Raymond Smith, principal of Kashmere High School, told board members he does not allow paddling. He said he believes it only provides negative reinforcement for students at Kashmere, although he did not say it would be inappropriate at other campuses.
But two other principals, one each from an elementary and a middle school, said they use corporal punishment when all other efforts to correct behavioral problems fail.
The elementary educator said if a child is paddled on two occasions, officials conduct an in-depth review to determine possible causes of the problem. And the middle school principal said a poll of his students showed they favored retaining corporal punishment because they knew it was not abused at his school.
Nonetheless, school trustee Herbert Melton, himself a former HISD principal, said he regretted having used the measure while he was a teacher.
"I'm damned ashamed of it," Melton said.
He said school officials abuse corporal punishment because they want a quick remedy to a problem, and that paddling often can result in future rebellious behavior by a student.
Figures compiled by the HISD staff indicate that corporal punishment is used inconsistently.
For example, even though it is considered a measure of last resort, there were 7,307 paddlings among elementary students last school year.
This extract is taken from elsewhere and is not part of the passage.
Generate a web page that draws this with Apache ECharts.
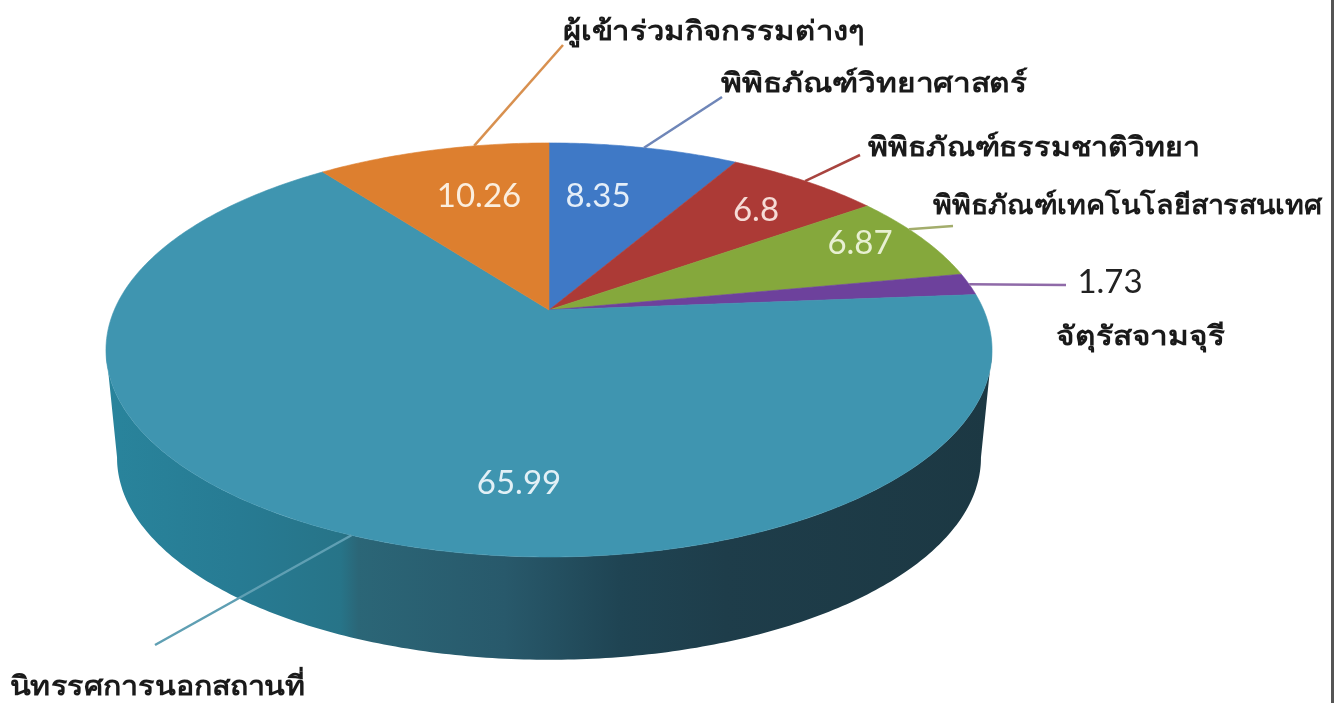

During the same period, there were only 1,305 incidents of alternative disciplinary actions, records show.
Nevertheless, surveys conducted in the past few months at trustees' request show parents and teachers alike retain faith in paddling.
Of nearly 23,000 parents surveyed, about 61 percent favored continued paddling. About 78 percent of nearly 6,000 teachers surveyed also favored continuing the practice. And 6,200 students randomly selected for the poll were about evenly divided.
Board members gave no clear indication Friday that they wanted drastic revisions in the policy, and Raymond offered no recommendations.
She did, however, offer three proposals for consideration: abolishing corporal punishment on the high school level, retaining the existing policy or abolishing it altogether.